Laura Agea, la chef de file des quatorze élus M5S au Parlement européen, a carrément réclamé la tête de M. Oettinger :

« Ce n’est certainement pas à un commissaire allemand ni aux spéculateurs financiers de dire aux Italiens comment voter. (…) Ces propos sont d’une gravité sans précédent. »

Recadrage de Jean-Claude Juncker

Le journaliste de la Deutsche Welle a essayé de rattraper l’énorme gaffe dans l’après-midi, expliquant que les propos de M. Oettinger avaient été déformés, et précisant que la citation exacte était en réalité :

« Je suis inquiet et je m’attends à ce que dans les semaines à venir les développements pour l’économie de l’Italie pourraient être si drastiques que cela pourrait être un signal possible aux électeurs de ne pas choisir des populistes de gauche et de droite. »

La citation est certes moins percutante mais, sur le fond, elle véhicule le même message : les marchés auront raison des populistes. Du carburant gratuit, surtout pour la Ligue, qui vilipende en boucle « Berlin » et « Bruxelles », les accusant de vouloir tirer les fils de la politique italienne à distance, au mépris de la démocratie transalpine.
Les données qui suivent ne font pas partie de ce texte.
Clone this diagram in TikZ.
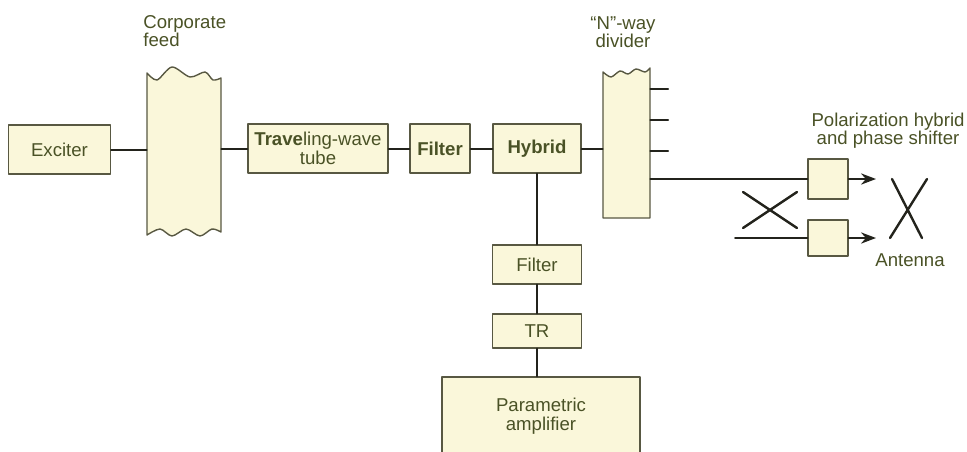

M. Juncker ne s’y est pas trompé, qui a vigoureusement recadré son commissaire, mardi soir. « Le sort de l’Italie ne saurait dépendre des injonctions que pourraient lui adresser les marchés financiers », a-t-il fait savoir. M. Oettinger a dû également s’excuser, dans un bref communiqué, assurant qu’il « ne voulait pas manquer de respect » aux Italiens.
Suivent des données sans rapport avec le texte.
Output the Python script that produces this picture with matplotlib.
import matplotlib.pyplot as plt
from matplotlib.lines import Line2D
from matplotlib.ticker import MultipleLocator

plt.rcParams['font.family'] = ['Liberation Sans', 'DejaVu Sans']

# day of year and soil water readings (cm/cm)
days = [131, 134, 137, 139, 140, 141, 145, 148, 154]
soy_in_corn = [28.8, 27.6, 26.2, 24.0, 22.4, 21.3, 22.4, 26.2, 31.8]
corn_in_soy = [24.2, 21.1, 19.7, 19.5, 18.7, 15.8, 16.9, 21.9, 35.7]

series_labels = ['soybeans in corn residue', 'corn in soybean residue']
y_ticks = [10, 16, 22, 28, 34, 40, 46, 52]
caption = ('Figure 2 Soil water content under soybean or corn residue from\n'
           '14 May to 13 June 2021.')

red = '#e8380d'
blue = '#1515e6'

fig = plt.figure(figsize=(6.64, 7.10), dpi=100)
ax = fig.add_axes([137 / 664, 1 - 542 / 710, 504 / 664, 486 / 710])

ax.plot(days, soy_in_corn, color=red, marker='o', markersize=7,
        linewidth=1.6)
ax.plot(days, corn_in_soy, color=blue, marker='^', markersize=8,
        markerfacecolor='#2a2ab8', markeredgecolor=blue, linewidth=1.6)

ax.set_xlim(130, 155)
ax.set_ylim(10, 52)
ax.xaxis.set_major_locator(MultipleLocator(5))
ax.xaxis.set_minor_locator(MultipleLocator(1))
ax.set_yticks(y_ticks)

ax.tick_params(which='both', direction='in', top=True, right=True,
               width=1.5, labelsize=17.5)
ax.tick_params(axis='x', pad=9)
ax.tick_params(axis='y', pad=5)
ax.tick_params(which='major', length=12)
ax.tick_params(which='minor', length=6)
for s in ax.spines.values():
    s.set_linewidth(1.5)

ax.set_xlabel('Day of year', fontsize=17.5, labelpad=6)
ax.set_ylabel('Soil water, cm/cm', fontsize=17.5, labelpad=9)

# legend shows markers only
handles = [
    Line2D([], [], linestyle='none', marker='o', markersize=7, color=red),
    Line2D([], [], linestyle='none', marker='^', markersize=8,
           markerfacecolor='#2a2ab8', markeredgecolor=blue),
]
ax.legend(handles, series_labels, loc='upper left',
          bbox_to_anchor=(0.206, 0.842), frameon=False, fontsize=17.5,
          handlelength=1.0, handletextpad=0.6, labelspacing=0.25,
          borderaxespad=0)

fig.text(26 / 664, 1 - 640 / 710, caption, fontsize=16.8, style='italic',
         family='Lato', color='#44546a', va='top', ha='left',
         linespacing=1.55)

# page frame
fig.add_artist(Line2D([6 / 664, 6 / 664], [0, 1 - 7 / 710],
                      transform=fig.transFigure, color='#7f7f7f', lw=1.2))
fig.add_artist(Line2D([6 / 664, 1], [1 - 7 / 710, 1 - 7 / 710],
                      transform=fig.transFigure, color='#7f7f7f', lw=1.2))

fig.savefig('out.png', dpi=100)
Ces gages de non-ingérence seront-ils suffisants, quand beaucoup, en Italie, ont encore en tête les conditions du départ de Silvio Berlusconi, à l’automne 2011, en pleine tourmente financière ? A l’époque, la perte de confiance des investisseurs dans sa capacité à diriger le pays avait beaucoup pesé. Depuis, l’ex-premier ministre a souvent crié au « complot » ourdi contre lui par d’autres dirigeants de l’Union européenne pour rassurer les marchés.